# Set problem
Please transcribe the data that follows without the pictures, keeping every word the same.

═══ Data extract

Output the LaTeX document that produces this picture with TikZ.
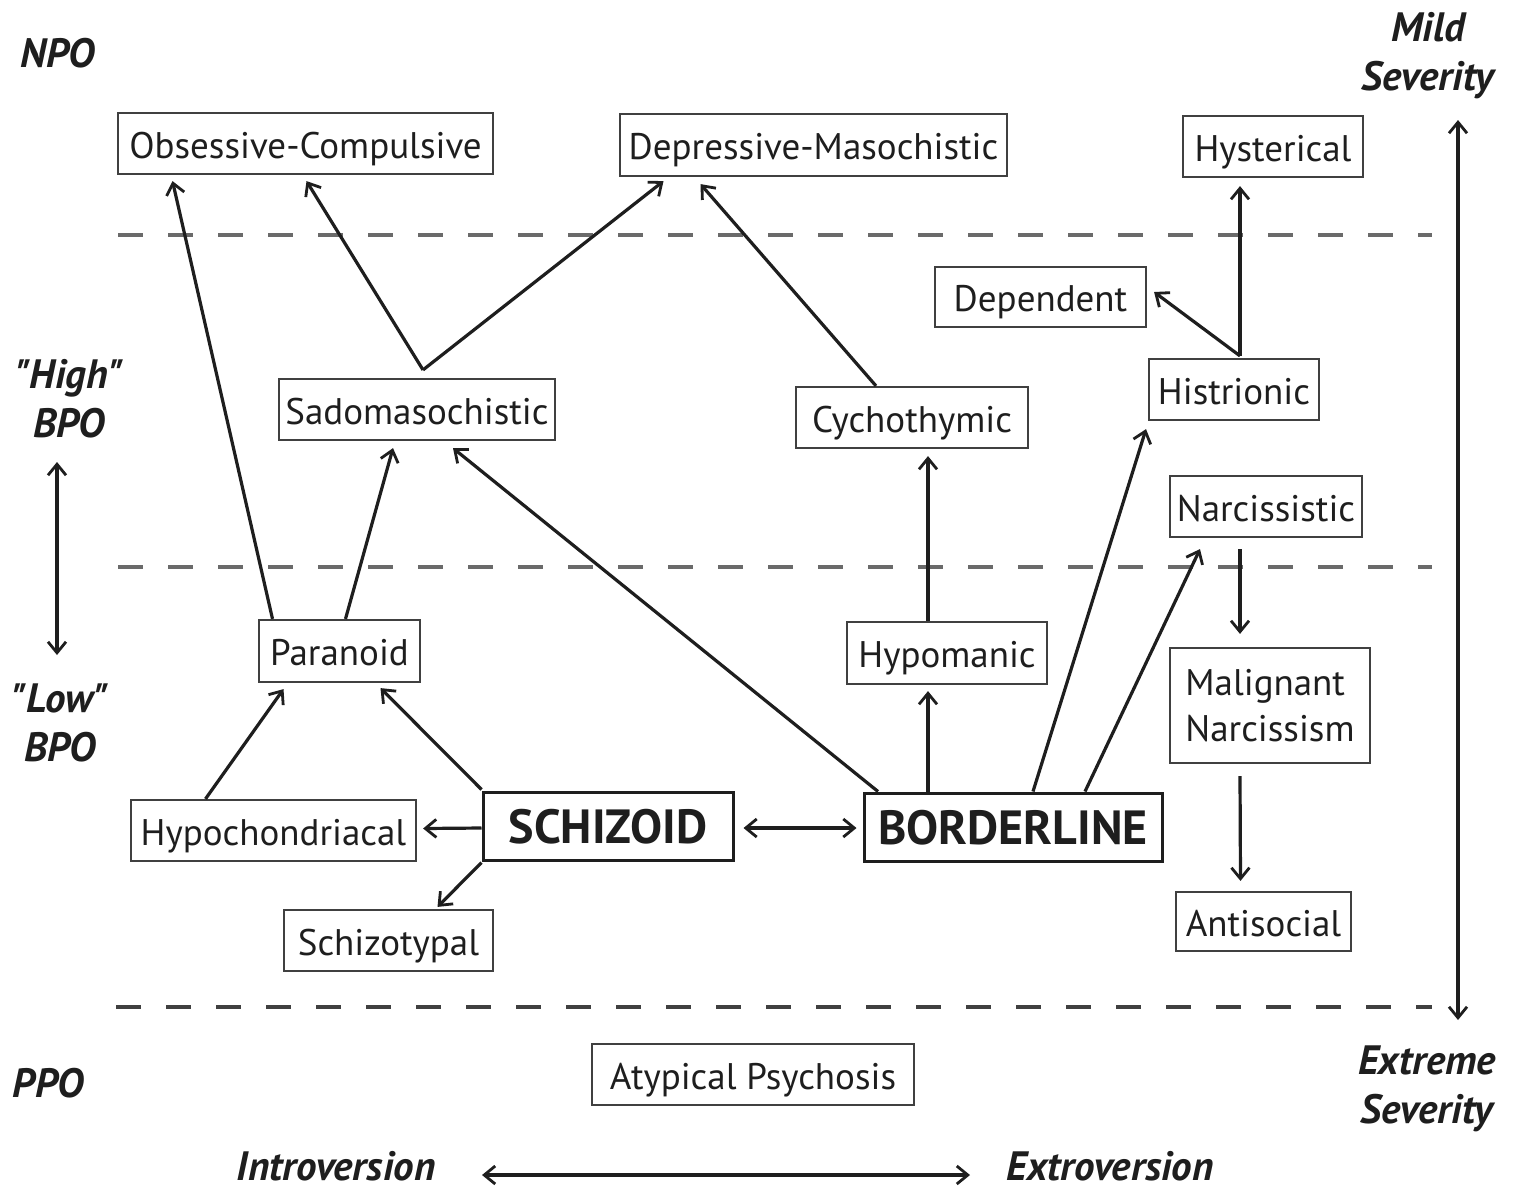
\documentclass[tikz,border=0pt]{standalone}
\usepackage{fontspec}
\setmainfont{PT Sans}[Ligatures=TeXOff]
\usetikzlibrary{arrows.meta,calc}
\definecolor{boxline}{HTML}{404040}
\definecolor{dashgray}{HTML}{6A6A6A}
\definecolor{ink}{HTML}{1E1E1E}
\tikzset{
  bx/.style 2 args={draw=boxline, line width=1.1pt, fill=white, text=ink,
    minimum width=#1*0.5pt, minimum height=#2*0.5pt, inner sep=0pt,
    text height=14.5pt, text depth=0pt,
    font=\fontsize{18.5}{23}\selectfont},
  bigbx/.style 2 args={draw=ink, line width=1.5pt, fill=white, text=ink,
    minimum width=#1*0.5pt, minimum height=#2*0.5pt, inner sep=0pt,
    text height=17pt, text depth=0pt,
    font=\fontsize{24}{28}\selectfont\bfseries},
  sidelbl/.style={text=ink, inner sep=0pt, align=center,
    font=\fontsize{20.5}{23.5}\selectfont\bfseries\itshape},
  arr/.style={draw=ink, line width=1.6pt,
    -{Straight Barb[length=5.5pt,width=9pt,line width=1.4pt]}},
  arrtwo/.style={draw=ink, line width=1.6pt,
    {Straight Barb[length=5.5pt,width=9pt,line width=1.4pt]}-{Straight Barb[length=5.5pt,width=9pt,line width=1.4pt]}},
  dashln/.style={draw=dashgray, line width=2.3pt, dash pattern=on 12.5pt off 12.5pt},
  dashlnb/.style={draw=boxline, line width=1.6pt, dash pattern=on 12.5pt off 12.5pt},
}
\begin{document}
\begin{tikzpicture}[x=0.5pt,y=-0.5pt]
\useasboundingbox[fill=white] (0,0) rectangle (1526,1190);

% dashed level separators
\draw[dashln] (118,235) -- (1432,235);
\draw[dashln] (118,567) -- (1432,567);
\draw[dashlnb] (116,1007) -- (1432,1007);

% boxes
\node[bx={375}{61}] (oc) at (305.5,143.5) {Obsessive-Compulsive};
\node[bx={387}{62}] (dm) at (813.5,145) {Depressive-Masochistic};
\node[bx={180}{61}] (hys) at (1273,146.5) {Hysterical};
\node[bx={211}{60}] (dep) at (1040.5,297) {Dependent};
\node[bx={170}{61}] (his) at (1234,389.5) {Histrionic};
\node[bx={276}{61}] (sado) at (417,409.5) {Sadomasochistic};
\node[bx={232}{61}] (cyc) at (912,417.5) {Cychothymic};
\node[bx={192}{61}] (nar) at (1266,506.5) {Narcissistic};
\node[bx={161}{62}] (par) at (339.5,651) {Paranoid};
\node[bx={200}{62}] (hypo) at (947,653) {Hypomanic};
\node[bx={200}{115}, text height={}, text depth={}, align=left] (mal) at (1270,705.5) {Malignant\\Narcissism};
\node[bx={285}{61}] (hyc) at (273.5,830.5) {Hypochondriacal};
\node[bigbx={250}{68}] (schz) at (608,826) {SCHIZOID};
\node[bigbx={298}{68}] (bord) at (1013,827) {BORDERLINE};
\node[bx={209}{61}] (sct) at (388.5,940.5) {Schizotypal};
\node[bx={175}{59}] (anti) at (1263.5,921.5) {Antisocial};
\node[bx={322}{61}] (atyp) at (753,1074.5) {Atypical Psychosis};

% side labels
\node[sidelbl] (npo) at (58,53) {NPO};
\node[sidelbl] (high) at (69,399) {"High"\\[1pt]BPO};
\node[sidelbl] (low) at (60,723) {"Low"\\[1pt]BPO};
\node[sidelbl] (ppo) at (48,1083) {PPO};
\node[sidelbl] (mild) at (1428,56) {Mild\\[1pt]Severity};
\node[sidelbl] (extreme) at (1427,1089) {Extreme\\[1pt]Severity};
\node[sidelbl] (intro) at (336,1166) {Introversion};
\node[sidelbl] (extro) at (1110,1166) {Extroversion};

% axis arrows
\coordinate (ltop) at (57,462);
\coordinate (lbot) at (57,655);
\coordinate (rtop) at (1458,120);
\coordinate (rbot) at (1458,1020);
\coordinate (bl) at (482,1175);
\coordinate (br) at (970,1175);
\draw[arrtwo] (ltop) -- (lbot);
\draw[arrtwo] (rtop) -- (rbot);
\draw[arrtwo] (bl) -- (br);

% connectors
\draw[arr] ($(par.north)+(-67,0)$) -- ($(oc.south)+(-133,6)$);
\draw[arr] ($(par.north)+(6,0)$) -- ($(sado.south)+(-24,7)$);
\coordinate (sv) at ($(sado.north)+(6,-8)$);
\draw[arr] (sv) -- ($(oc.south)+(1,6)$);
\draw[arr] (sv) -- ($(dm.south)+(-150,4)$);
\draw[arr] ($(cyc.north)+(-36,0)$) -- ($(dm.south)+(-113,7)$);
\coordinate (hv) at ($(his.north)+(6,-2)$);
\draw[arr] (hv) -- ($(hys.south)+(-33,8)$);
\draw[arr] (hv) -- ($(dep.east)+(7,-5)$);
\draw[arr] ($(hypo.north)+(-19,0)$) -- ($(cyc.south)+(16,7)$);
\draw[arr] ($(bord.north)+(-85,0)$) -- ($(hypo.south)+(-19,6)$);
\draw[arr] ($(bord.north)+(-135,0)$) -- ($(sado.south)+(36,7)$);
\draw[arr] ($(bord.north)+(20,0)$) -- ($(his.south)+(-88,8)$);
\draw[arr] ($(bord.north)+(72,0)$) -- ($(nar.south)+(-66,11)$);
\draw[arr] ($(nar.south)+(-26,11)$) -- ($(mal.north)+(-30,-13)$);
\draw[arr] ($(mal.south)+(-30,12)$) -- ($(anti.north)+(-23,-10)$);
\draw[arrtwo] ($(schz.east)+(9,2)$) -- ($(bord.west)+(-6,1)$);
\draw[arr] ($(schz.west)+(0,2)$) -- ($(hyc.east)+(6,-2)$);
\draw[arr] ($(schz.north west)+(0,-1)$) -- ($(par.south)+(41,5)$);
\draw[arr] ($(hyc.north)+(-68,0)$) -- ($(par.south)+(-56,6)$);
\draw[arr] ($(schz.south west)+(0,1)$) -- ($(sct.north)+(49,-2)$);
\end{tikzpicture}
\end{document}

══════

# Finished answer
Output the LaTeX document that produces this picture with TikZ.
\documentclass[tikz,border=0pt]{standalone}
\usepackage{fontspec}
\setmainfont{PT Sans}[Ligatures=TeXOff]
\usetikzlibrary{arrows.meta,calc}
\definecolor{boxline}{HTML}{404040}
\definecolor{dashgray}{HTML}{6A6A6A}
\definecolor{ink}{HTML}{1E1E1E}
\tikzset{
  bx/.style 2 args={draw=boxline, line width=1.1pt, fill=white, text=ink,
    minimum width=#1*0.5pt, minimum height=#2*0.5pt, inner sep=0pt,
    text height=14.5pt, text depth=0pt,
    font=\fontsize{18.5}{23}\selectfont},
  bigbx/.style 2 args={draw=ink, line width=1.5pt, fill=white, text=ink,
    minimum width=#1*0.5pt, minimum height=#2*0.5pt, inner sep=0pt,
    text height=17pt, text depth=0pt,
    font=\fontsize{24}{28}\selectfont\bfseries},
  sidelbl/.style={text=ink, inner sep=0pt, align=center,
    font=\fontsize{20.5}{23.5}\selectfont\bfseries\itshape},
  arr/.style={draw=ink, line width=1.6pt,
    -{Straight Barb[length=5.5pt,width=9pt,line width=1.4pt]}},
  arrtwo/.style={draw=ink, line width=1.6pt,
    {Straight Barb[length=5.5pt,width=9pt,line width=1.4pt]}-{Straight Barb[length=5.5pt,width=9pt,line width=1.4pt]}},
  dashln/.style={draw=dashgray, line width=2.3pt, dash pattern=on 12.5pt off 12.5pt},
  dashlnb/.style={draw=boxline, line width=1.6pt, dash pattern=on 12.5pt off 12.5pt},
}
\begin{document}
\begin{tikzpicture}[x=0.5pt,y=-0.5pt]
\useasboundingbox[fill=white] (0,0) rectangle (1526,1190);

% dashed level separators
\draw[dashln] (118,235) -- (1432,235);
\draw[dashln] (118,567) -- (1432,567);
\draw[dashlnb] (116,1007) -- (1432,1007);

% boxes
\node[bx={375}{61}] (oc) at (305.5,143.5) {Obsessive-Compulsive};
\node[bx={387}{62}] (dm) at (813.5,145) {Depressive-Masochistic};
\node[bx={180}{61}] (hys) at (1273,146.5) {Hysterical};
\node[bx={211}{60}] (dep) at (1040.5,297) {Dependent};
\node[bx={170}{61}] (his) at (1234,389.5) {Histrionic};
\node[bx={276}{61}] (sado) at (417,409.5) {Sadomasochistic};
\node[bx={232}{61}] (cyc) at (912,417.5) {Cychothymic};
\node[bx={192}{61}] (nar) at (1266,506.5) {Narcissistic};
\node[bx={161}{62}] (par) at (339.5,651) {Paranoid};
\node[bx={200}{62}] (hypo) at (947,653) {Hypomanic};
\node[bx={200}{115}, text height={}, text depth={}, align=left] (mal) at (1270,705.5) {Malignant\\Narcissism};
\node[bx={285}{61}] (hyc) at (273.5,830.5) {Hypochondriacal};
\node[bigbx={250}{68}] (schz) at (608,826) {SCHIZOID};
\node[bigbx={298}{68}] (bord) at (1013,827) {BORDERLINE};
\node[bx={209}{61}] (sct) at (388.5,940.5) {Schizotypal};
\node[bx={175}{59}] (anti) at (1263.5,921.5) {Antisocial};
\node[bx={322}{61}] (atyp) at (753,1074.5) {Atypical Psychosis};

% side labels
\node[sidelbl] (npo) at (58,53) {NPO};
\node[sidelbl] (high) at (69,399) {"High"\\[1pt]BPO};
\node[sidelbl] (low) at (60,723) {"Low"\\[1pt]BPO};
\node[sidelbl] (ppo) at (48,1083) {PPO};
\node[sidelbl] (mild) at (1428,56) {Mild\\[1pt]Severity};
\node[sidelbl] (extreme) at (1427,1089) {Extreme\\[1pt]Severity};
\node[sidelbl] (intro) at (336,1166) {Introversion};
\node[sidelbl] (extro) at (1110,1166) {Extroversion};

% axis arrows
\coordinate (ltop) at (57,462);
\coordinate (lbot) at (57,655);
\coordinate (rtop) at (1458,120);
\coordinate (rbot) at (1458,1020);
\coordinate (bl) at (482,1175);
\coordinate (br) at (970,1175);
\draw[arrtwo] (ltop) -- (lbot);
\draw[arrtwo] (rtop) -- (rbot);
\draw[arrtwo] (bl) -- (br);

% connectors
\draw[arr] ($(par.north)+(-67,0)$) -- ($(oc.south)+(-133,6)$);
\draw[arr] ($(par.north)+(6,0)$) -- ($(sado.south)+(-24,7)$);
\coordinate (sv) at ($(sado.north)+(6,-8)$);
\draw[arr] (sv) -- ($(oc.south)+(1,6)$);
\draw[arr] (sv) -- ($(dm.south)+(-150,4)$);
\draw[arr] ($(cyc.north)+(-36,0)$) -- ($(dm.south)+(-113,7)$);
\coordinate (hv) at ($(his.north)+(6,-2)$);
\draw[arr] (hv) -- ($(hys.south)+(-33,8)$);
\draw[arr] (hv) -- ($(dep.east)+(7,-5)$);
\draw[arr] ($(hypo.north)+(-19,0)$) -- ($(cyc.south)+(16,7)$);
\draw[arr] ($(bord.north)+(-85,0)$) -- ($(hypo.south)+(-19,6)$);
\draw[arr] ($(bord.north)+(-135,0)$) -- ($(sado.south)+(36,7)$);
\draw[arr] ($(bord.north)+(20,0)$) -- ($(his.south)+(-88,8)$);
\draw[arr] ($(bord.north)+(72,0)$) -- ($(nar.south)+(-66,11)$);
\draw[arr] ($(nar.south)+(-26,11)$) -- ($(mal.north)+(-30,-13)$);
\draw[arr] ($(mal.south)+(-30,12)$) -- ($(anti.north)+(-23,-10)$);
\draw[arrtwo] ($(schz.east)+(9,2)$) -- ($(bord.west)+(-6,1)$);
\draw[arr] ($(schz.west)+(0,2)$) -- ($(hyc.east)+(6,-2)$);
\draw[arr] ($(schz.north west)+(0,-1)$) -- ($(par.south)+(41,5)$);
\draw[arr] ($(hyc.north)+(-68,0)$) -- ($(par.south)+(-56,6)$);
\draw[arr] ($(schz.south west)+(0,1)$) -- ($(sct.north)+(49,-2)$);
\end{tikzpicture}
\end{document}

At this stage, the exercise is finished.